Gina Prince-Bythewood

Gina Prince-Bythewood

While no stranger to Black love films, filmmaker Gina Prince-Bythewood told NPR that it is one of her goals to obliterate the term “Black film.”

The creative mind behind the classic Love and Basketball, The Secret Life of Bees, and now the new movie Beyond the Lights, Prince-Bythewood loves to tell stories about love.

“There’s a perception in the world that Black people don’t love each other, that they don’t get married,” she said. “And it’s because we don’t see it, there are never any images of that in TV and film. I mean, we have the President and First Lady, thank goodness, but that’s it. Without those images young Black people have nothing to aspire to and the world continues to perpetuate this myth about the lack of Black love. It’s important for me to make us visible in universal stories.”

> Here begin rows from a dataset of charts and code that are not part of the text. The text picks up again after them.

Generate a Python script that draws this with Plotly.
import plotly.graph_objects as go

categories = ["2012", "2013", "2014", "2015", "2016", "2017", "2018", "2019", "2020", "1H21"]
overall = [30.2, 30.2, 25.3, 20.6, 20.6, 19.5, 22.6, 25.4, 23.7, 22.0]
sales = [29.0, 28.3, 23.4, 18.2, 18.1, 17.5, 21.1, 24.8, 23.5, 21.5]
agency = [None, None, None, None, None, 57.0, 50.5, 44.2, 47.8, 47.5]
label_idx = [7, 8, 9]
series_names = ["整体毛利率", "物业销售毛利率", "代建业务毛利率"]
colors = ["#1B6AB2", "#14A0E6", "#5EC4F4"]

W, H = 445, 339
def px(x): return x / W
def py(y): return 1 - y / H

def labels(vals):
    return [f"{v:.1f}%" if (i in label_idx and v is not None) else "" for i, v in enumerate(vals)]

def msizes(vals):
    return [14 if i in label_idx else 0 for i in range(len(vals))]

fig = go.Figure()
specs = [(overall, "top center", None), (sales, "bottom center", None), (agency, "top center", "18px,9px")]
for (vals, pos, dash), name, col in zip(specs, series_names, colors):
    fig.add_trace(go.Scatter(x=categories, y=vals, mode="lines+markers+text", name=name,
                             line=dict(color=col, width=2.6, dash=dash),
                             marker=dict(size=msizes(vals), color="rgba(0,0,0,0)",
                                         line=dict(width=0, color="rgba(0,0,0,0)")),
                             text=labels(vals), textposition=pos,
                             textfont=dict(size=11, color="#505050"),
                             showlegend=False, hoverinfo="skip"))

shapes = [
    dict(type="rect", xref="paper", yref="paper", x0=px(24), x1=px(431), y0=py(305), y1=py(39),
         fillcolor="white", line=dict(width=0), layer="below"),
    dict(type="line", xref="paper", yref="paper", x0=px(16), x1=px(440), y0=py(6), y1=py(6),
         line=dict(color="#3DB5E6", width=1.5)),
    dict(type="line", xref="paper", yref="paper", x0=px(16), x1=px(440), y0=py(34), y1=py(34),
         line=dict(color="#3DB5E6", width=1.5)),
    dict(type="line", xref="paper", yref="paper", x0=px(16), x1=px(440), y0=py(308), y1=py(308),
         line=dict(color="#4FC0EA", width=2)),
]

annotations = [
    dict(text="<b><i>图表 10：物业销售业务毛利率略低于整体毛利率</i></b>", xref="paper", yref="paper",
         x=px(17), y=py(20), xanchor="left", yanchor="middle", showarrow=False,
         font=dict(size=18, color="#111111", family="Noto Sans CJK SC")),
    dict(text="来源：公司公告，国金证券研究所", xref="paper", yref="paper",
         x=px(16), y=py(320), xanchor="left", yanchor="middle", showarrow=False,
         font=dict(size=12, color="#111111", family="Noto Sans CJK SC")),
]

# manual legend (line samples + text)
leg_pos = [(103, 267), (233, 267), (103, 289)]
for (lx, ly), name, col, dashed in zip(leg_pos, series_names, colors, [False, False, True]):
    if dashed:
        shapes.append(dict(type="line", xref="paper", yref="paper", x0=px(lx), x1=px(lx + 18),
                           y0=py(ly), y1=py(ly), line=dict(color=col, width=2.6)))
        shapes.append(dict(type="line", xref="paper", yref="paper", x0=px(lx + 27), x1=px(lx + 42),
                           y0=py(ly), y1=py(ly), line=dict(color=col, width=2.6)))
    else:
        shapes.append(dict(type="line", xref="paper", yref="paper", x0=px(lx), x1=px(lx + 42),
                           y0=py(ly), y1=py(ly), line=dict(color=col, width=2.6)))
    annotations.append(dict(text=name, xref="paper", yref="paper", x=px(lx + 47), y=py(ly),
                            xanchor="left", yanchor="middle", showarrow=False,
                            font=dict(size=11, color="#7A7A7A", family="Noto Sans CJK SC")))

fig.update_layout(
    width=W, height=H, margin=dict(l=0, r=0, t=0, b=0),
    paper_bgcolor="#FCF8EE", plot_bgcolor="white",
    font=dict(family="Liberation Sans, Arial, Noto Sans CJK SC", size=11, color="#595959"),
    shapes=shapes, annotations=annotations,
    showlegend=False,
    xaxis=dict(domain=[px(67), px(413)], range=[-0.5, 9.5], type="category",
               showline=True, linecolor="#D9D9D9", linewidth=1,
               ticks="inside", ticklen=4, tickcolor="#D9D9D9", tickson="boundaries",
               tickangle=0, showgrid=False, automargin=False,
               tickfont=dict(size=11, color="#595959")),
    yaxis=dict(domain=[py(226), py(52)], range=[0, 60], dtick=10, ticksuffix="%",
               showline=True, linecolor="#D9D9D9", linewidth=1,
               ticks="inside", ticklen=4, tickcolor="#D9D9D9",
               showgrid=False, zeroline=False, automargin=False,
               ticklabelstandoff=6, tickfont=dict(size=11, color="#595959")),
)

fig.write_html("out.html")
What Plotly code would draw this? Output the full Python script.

Her newest film Beyond the Lights tells the story of a famous singer who is being controlled by her career and a policeman who is being pushed by his father to go into politics. The story focuses on their journey of self-discovery and finding themselves in each other.

“It’s about empathy,” the filmmaker said. “The fact that you can see my films and empathize with these lead characters no matter their color, because they are going through the same things everybody else does. The more we can do that in film and television, I really think it can improve the world. That’s my drive.”

Through her plight to bring people from every background together over story lines of love, Prince-Bythewood has come to dislike the term “Black film,” finding it narrow and forced.

“That’s like saying Think Like A Man is the same as 12 Years a Slave, they’re not,” she said. “One is a period piece and one is a comedy. This is a love story. That term allows studios to marginalize a movie and say ‘we’ve made our Black film.’ I just feel like people of color should be in every genre. So that is really my push.”